== COLLECTED DATA ==

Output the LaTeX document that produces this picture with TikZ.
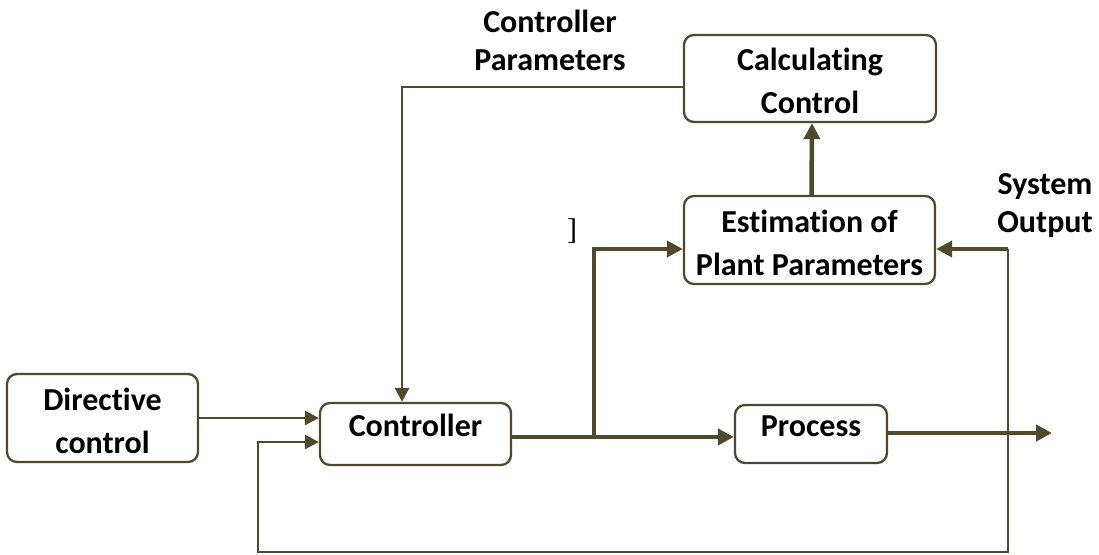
\documentclass[tikz,border=0pt]{standalone}
\usepackage{fontspec}
\setmainfont{Carlito}[Ligatures=NoCommon]
\newfontfamily\bracketfont{Liberation Serif}
\usetikzlibrary{arrows.meta}
\definecolor{ol}{HTML}{4F4A2D}
\newcommand\hs{\rule{0pt}{28pt}}
\begin{document}
\begin{tikzpicture}[x=1pt,y=-1pt,
  box/.style={draw=ol, line width=2.3pt, rounded corners=10pt, fill=white,
    align=center, inner sep=0pt, font=\bfseries\fontsize{32}{43}\selectfont},
  lab/.style={align=center, inner sep=0pt, font=\bfseries\fontsize{32}{38}\selectfont},
  thk/.style={draw=ol, line width=4.5pt},
  thn/.style={draw=ol, line width=2.8pt},
  tip/.style={-{Triangle[length=16pt,width=16pt]}},
  tips/.style={-{Triangle[length=14pt,width=14pt]}}
]
\useasboundingbox (0,0) rectangle (1099,554);
\node[box, minimum width=252pt, minimum height=87pt] (calc) at (810,78.5) {\hs Calculating\\Control};
\node[box, minimum width=251pt, minimum height=88pt] (est) at (809.5,240) {\hs Estimation of\\Plant Parameters};
\node[box, minimum width=191pt, minimum height=88pt] (dir) at (102.5,418) {\hs Directive\\control};
\node[box, minimum width=191pt, minimum height=62pt] (ctrl) at (415.5,434) {\rule[-17pt]{0pt}{23pt}Controller};
\node[box, minimum width=152pt, minimum height=58pt] (proc) at (811,434) {\rule[-15pt]{0pt}{23pt}Process};

\node[lab] (cpl) at (550,40) {Controller\\Parameters};
\node[lab] (sol) at (1045,206) {System\\Output};
\node[font=\bracketfont\fontsize{30}{30}\selectfont, inner sep=0pt] (brk) at (572,231) {]};

\coordinate (cp) at (402,87);
\coordinate (br) at (594,437);
\coordinate (out) at (1052,433);
\coordinate (fbt) at (1008,249);
\coordinate (fbb) at (1008,552);
\coordinate (fbl) at (258,552);

\draw[thn,tips] (calc.west |- cp) -| (cp |- ctrl.north);
\draw[thn,tips] (dir.east) -- (dir.east -| ctrl.west);
\draw[thk,tip] ([yshift=-3pt]ctrl.east) -- ([yshift=-3pt]ctrl.east -| proc.west);
\draw[thk,tip] (br) |- ([yshift=-9pt]est.west);
\draw[thk,tip] ([xshift=2pt]est.north) -- ([xshift=2pt]calc.south);
\draw[thk,tip] ([yshift=1pt]proc.east) -- (out);
\draw[thk,tip] (fbt) -- (fbt -| est.east);
\draw[thn,tips] (fbt) -- (fbb) -- (fbl) |- ([yshift=-8pt]ctrl.west);
\end{tikzpicture}
\end{document}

== EXERCISE DESCRIPTION ==
Copy out all lines that carry the word "Output".

== SOLVED EXERCISE ==
Output the LaTeX document that produces this picture with TikZ.
\node[lab] (sol) at (1045,206) {System\\Output};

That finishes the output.